Craft brewers produced 22.2 million barrels last year, according to the group — an increase of 18% in terms of volume. Small and independent brewers now command 11% of the total beer market, the first time ever the small rivals were able to claim double-digit market share. (The Brewers Association defines craft brewers as those that produce less than six million barrels annually and can’t be owned or controlled by a big conglomerate).

“With the total beer market up only 0.5% in 2014, craft brewers are key to keeping the overall industry innovative and growing,” said Bart Watson, chief economist at the Brewers Association.

The craft beer industry — led by Sam Adams producer Boston Beer (SAM), Sierra Nevada and New Belgium — has reported sharp volume growth in recent years as consumers favor smaller brewers willing to try new flavor concoctions and market their home-grown, small business stories. Craft brewers are luring the attention of larger players such as Anheuser-Busch, which recently acquired Seattle-based Elysian Brewing and Oregon-based 10 barrel. The craft beer industry’s swelling volume growth also led Budweiser to run a much-discussed anti-craft beer ad during the Super Bowl.

The success of the industry has led to a slew of new competitors. There were 3,464 breweries in operation last year, according to the Brewers Association, a 19% increase over 2013. All but 46 of those breweries are craft.
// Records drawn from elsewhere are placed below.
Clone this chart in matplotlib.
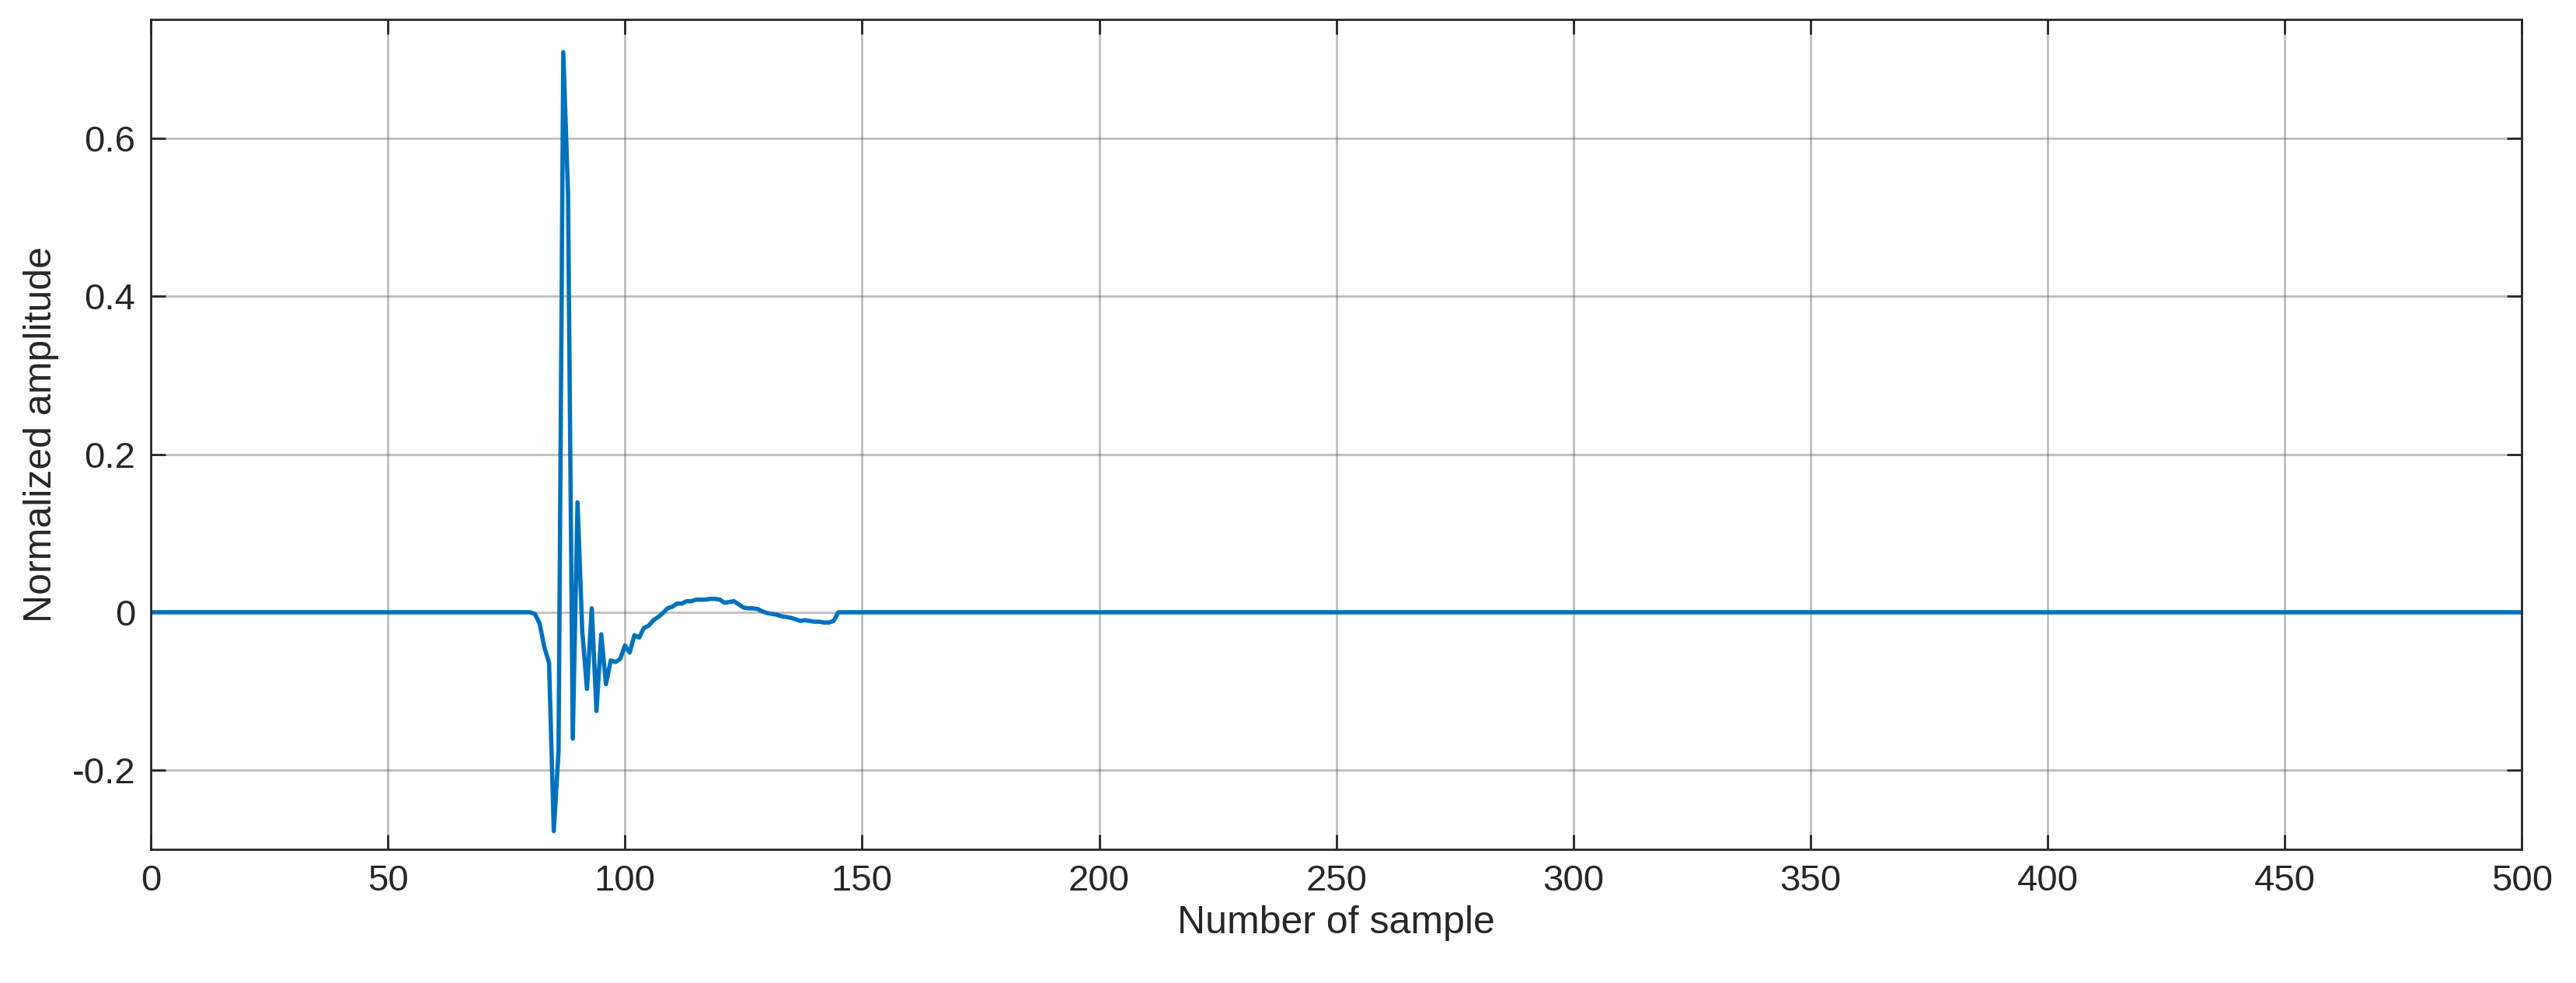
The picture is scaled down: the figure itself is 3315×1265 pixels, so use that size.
import numpy as np
import matplotlib
matplotlib.use("Agg")
import matplotlib.pyplot as plt

plt.rcParams['font.family'] = ['Liberation Sans', 'DejaVu Sans']

# nonzero part of the response, samples 80..145
pulse_start = 80
pulse = [0.0, -0.002, -0.014, -0.044, -0.064, -0.277, -0.176, 0.709, 0.53, -0.16,
         0.139, -0.024, -0.097, 0.005, -0.125, -0.028, -0.091, -0.061, -0.063, -0.059,
         -0.042, -0.051, -0.029, -0.032, -0.020, -0.017, -0.010, -0.006, -0.001, 0.005,
         0.007, 0.011, 0.011, 0.014, 0.014, 0.016, 0.016, 0.016, 0.017, 0.017,
         0.016, 0.012, 0.013, 0.014, 0.010, 0.006, 0.005, 0.005, 0.004, 0.001,
         -0.001, -0.002, -0.003, -0.005, -0.006, -0.007, -0.009, -0.011, -0.010, -0.011,
         -0.012, -0.012, -0.013, -0.013, -0.011, 0.0]
n_samples = 501

signal = np.zeros(n_samples)
signal[pulse_start:pulse_start + len(pulse)] = pulse
x = np.arange(n_samples)

fig = plt.figure(figsize=(16.575, 6.325), dpi=200)
ax = fig.add_axes([0.0585, 0.136, 0.9205, 0.844])
ax.plot(x, signal, color="#0072BD", linewidth=2.0)
ax.set_xlim(0, 500)
ax.set_ylim(-0.3, 0.75)
ax.set_xticks(np.arange(0, 501, 50))
ax.set_yticks([-0.2, 0, 0.2, 0.4, 0.6])
ax.set_yticklabels(["-0.2", "0", "0.2", "0.4", "0.6"])
ax.grid(True, color="#262626", alpha=0.3, linewidth=1.0)
ax.tick_params(direction="in", top=True, right=True, labelsize=17, colors="#262626",
               length=7, width=1.0, pad=7)
for s in ax.spines.values():
    s.set_color("#262626")
    s.set_linewidth(1.0)
ax.set_xlabel("Number of sample", fontsize=18, color="#262626", labelpad=3)
ax.set_ylabel("Normalized amplitude", fontsize=18, color="#262626", labelpad=6)
fig.savefig("out.png", dpi=200)
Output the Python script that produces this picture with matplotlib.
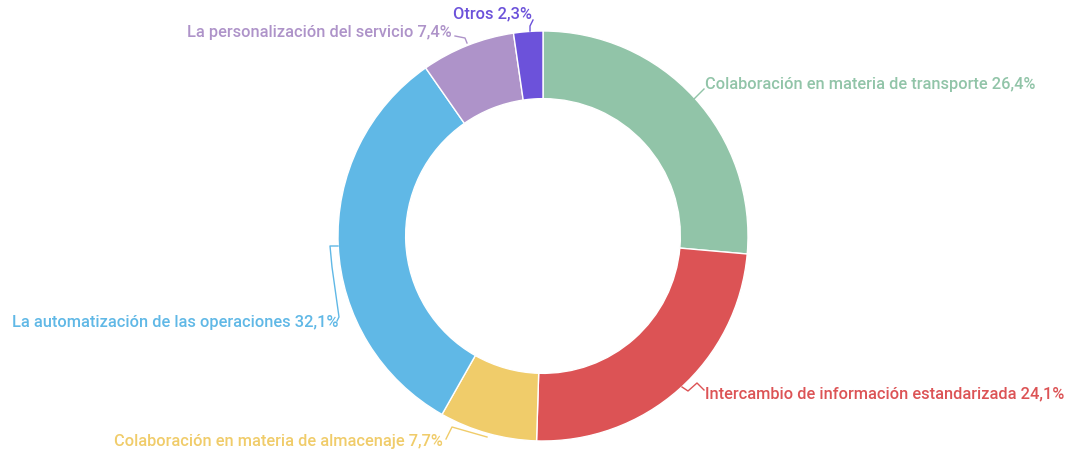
import matplotlib.pyplot as plt

# Data
labels = ["Colaboración en materia de transporte", "Intercambio de información estandarizada",
          "Colaboración en materia de almacenaje", "La automatización de las operaciones",
          "La personalización del servicio", "Otros"]
values = [26.4, 24.1, 7.7, 32.1, 7.4, 2.3]
colors = ["#91c4a8", "#dc5355", "#f0cc6a", "#60b8e6", "#ae93c9", "#6c52da"]

# label placement (pixel coords, y from top), alignment and leader line points
label_pos = [(705, 85, "left"), (705, 394, "left"), (443, 442, "right"),
             (338, 323, "right"), (452, 33, "right"), (532, 14, "right")]
leaders = [
    [(694, 100), (704, 90)],
    [(682, 388), (688, 392), (697, 384), (704, 391)],
    [(487, 438), (452, 428), (446, 440)],
    [(338, 247), (330, 247), (332, 268), (339, 318), (337, 322)],
    [(467, 44), (465, 39), (455, 37)],
    [(530, 32), (530, 27), (533, 21)],
]

W, H = 1067, 452
fig = plt.figure(figsize=(W / 100, H / 100), dpi=100)
ax = fig.add_axes([0, 0, 1, 1])

cx, cy, r = 543, H - 237, 205
ax.pie(values, colors=colors, startangle=90, counterclock=False,
       center=(cx, cy), radius=r, frame=True,
       wedgeprops=dict(width=r * 0.33, edgecolor="white", linewidth=1))

for lab, val, col, (x, y, ha), pts in zip(labels, values, colors, label_pos, leaders):
    xs = [p[0] for p in pts]
    ys = [H - p[1] for p in pts]
    ax.plot(xs, ys, color=col, lw=1)
    txt = f"{lab} {val:.1f}%".replace(".", ",")
    ax.text(x, H - y, txt, color=col, ha=ha, va="center", fontsize=11.75,
            family="Roboto", fontweight="medium")

ax.set_xlim(0, W)
ax.set_ylim(0, H)
ax.set_aspect("equal")
ax.axis("off")

fig.savefig("out.png", dpi=100)
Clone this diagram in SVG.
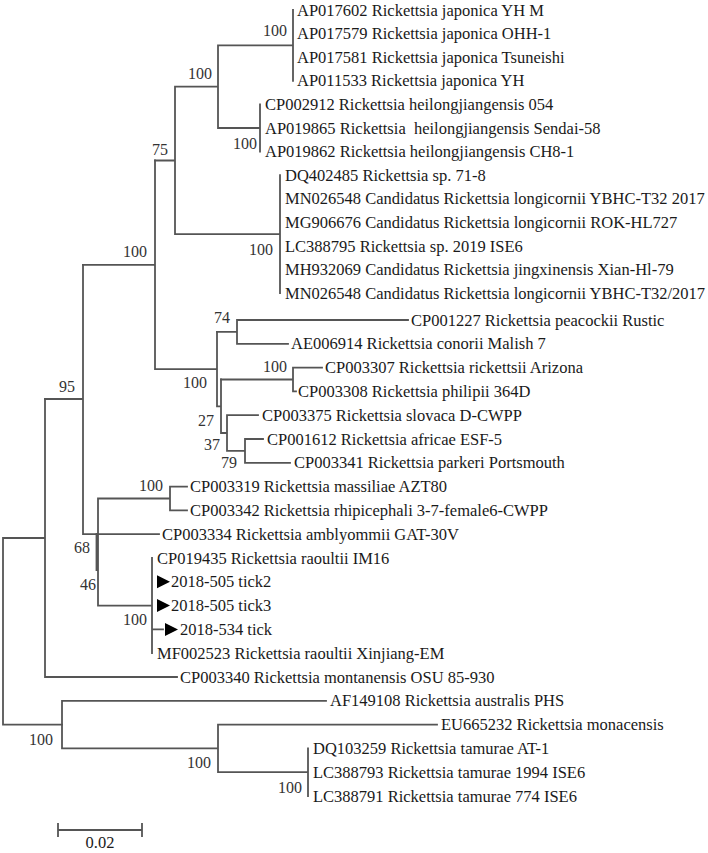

And over the course of last year, there were just 46 closings versus 615 openings.

While craft brewers are helping to reinvigorate the beer industry, volume growth is still stalling compared to what the spirits industry recently reported, and thus beer continues to lose market share to other alcoholic beverages.

Volume for spirits climbed 2.2% in 2014, according to data compiled by the Distilled Spirits Council of the United States, as Americans gave the spirits industry a market share victory over brewers for the fifth straight year.

The Brewers Association report suggests that major beer brands are continue to face a steep challenge in the U.S., but not all are suffering equally.

As Fortune recently reported, MillerCoors sold 43 million more cans of Miller Lite in the second half of 2014 than it did in the equivalent period of 2013. A new look and a marketing campaign that has focused more on the beer’s quality and history have won praise from observers.